The movie focuses on one mission: a Metra train heading into Chicago exploded, and Jake needs to find out why. The movie starts out very repetitive: he finds himself on a train, talking to a woman. After eight minutes, the train explodes, he dies and then it starts over. He tries multiple people and multiple strategies, and eventually figures out who bombs the train. The biggest problem is that it kind of feels like watching someone play a videogame. Watching other people play games is boring. If it were actually a videogame, then it might be kind of fun to talk to the people, starts fights with no consequences and solve the mystery. Also, there could have been more levels than just the train level.
What I didn't get, however, was how the source code machine actually worked. They said it put him into a simulation of people's memories, and that it wasn't a time machine. Assuming that is the case, then he would only be an observer. It's not a time machine, so he can't alter anything. He would have to observe the same things as the body he was projected into saw, and that's it. For example, at one point, he gets off the train, goes into the station and picks a fight with someone in a bathroom. The dead person he's in had no way of knowing that person was in that bathroom, because he stayed on the train. At that point, how do we know that the things he's seeing really happened and aren't just his brain making things up, kind of like a dream? It doesn't really make sense to me, so I went to IMDB to try and find out, and this is what I found:
It could be clarified that each particular *instance* of a consciousness can only exist in one reality at at time, but the Source Code device can project a particular instance of a consciousness from one reality to a parallel one--causing multiple instances of that consciousness in the destination parallel universe, as happens in the movie.
At the end of the movie, reality B contains *two* instances of Coulter's consciousness--a new instance of Coulter's consciousness, projected into Fentress' body from parallel universe "reality A" by the Source Code device, and reality B's original instance of Coulter's consciousness, in his ruined body in the Source Code chamber. In reality B, the train bomb never detonates and the dirty nuke is seized before it becomes a threat, so its original instance of Coulter's consciousness in his body the Source Code chamber is never called into action, and remains ready for a sequel.
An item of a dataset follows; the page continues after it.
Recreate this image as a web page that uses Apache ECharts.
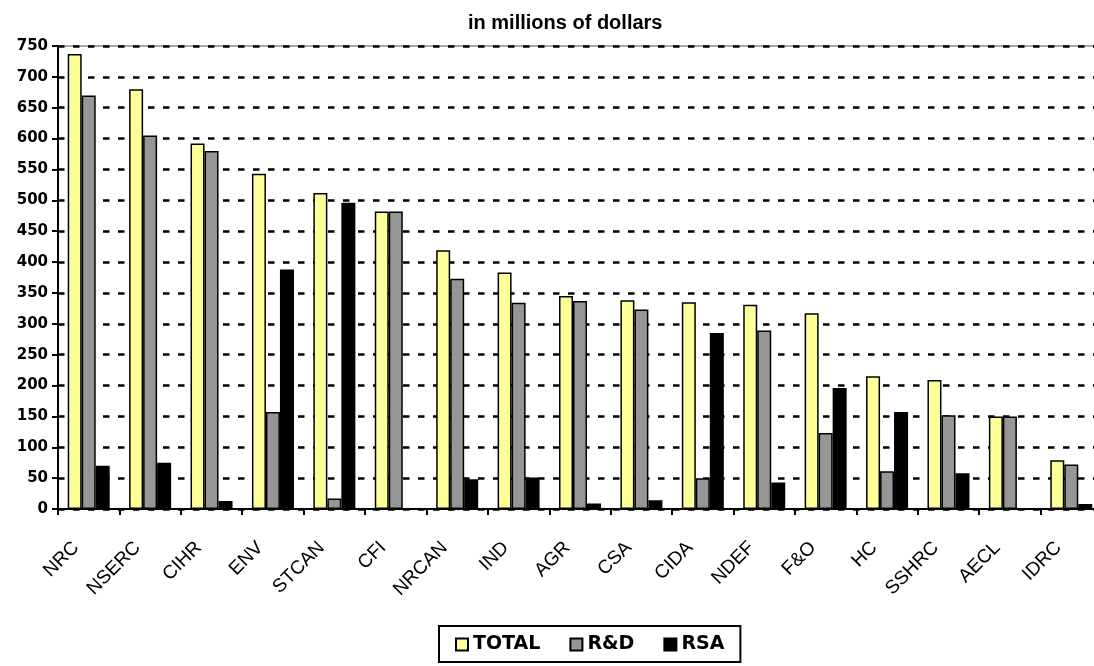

So basically, he changes things in alternate universes, and saves all the people in the alternate universe. The author of that rather lengthy explanation of the movie doesn't cite where in the movie any of that is explained, so I didn't think it's explicitly stated in the movie.
Without that explanation, the movie doesn't really make sense. With it, it just seems like a live action video game that would have been much more fun to play. The ending doesn't really leave anything open to a sequel, which is good because this movie wasn't that great.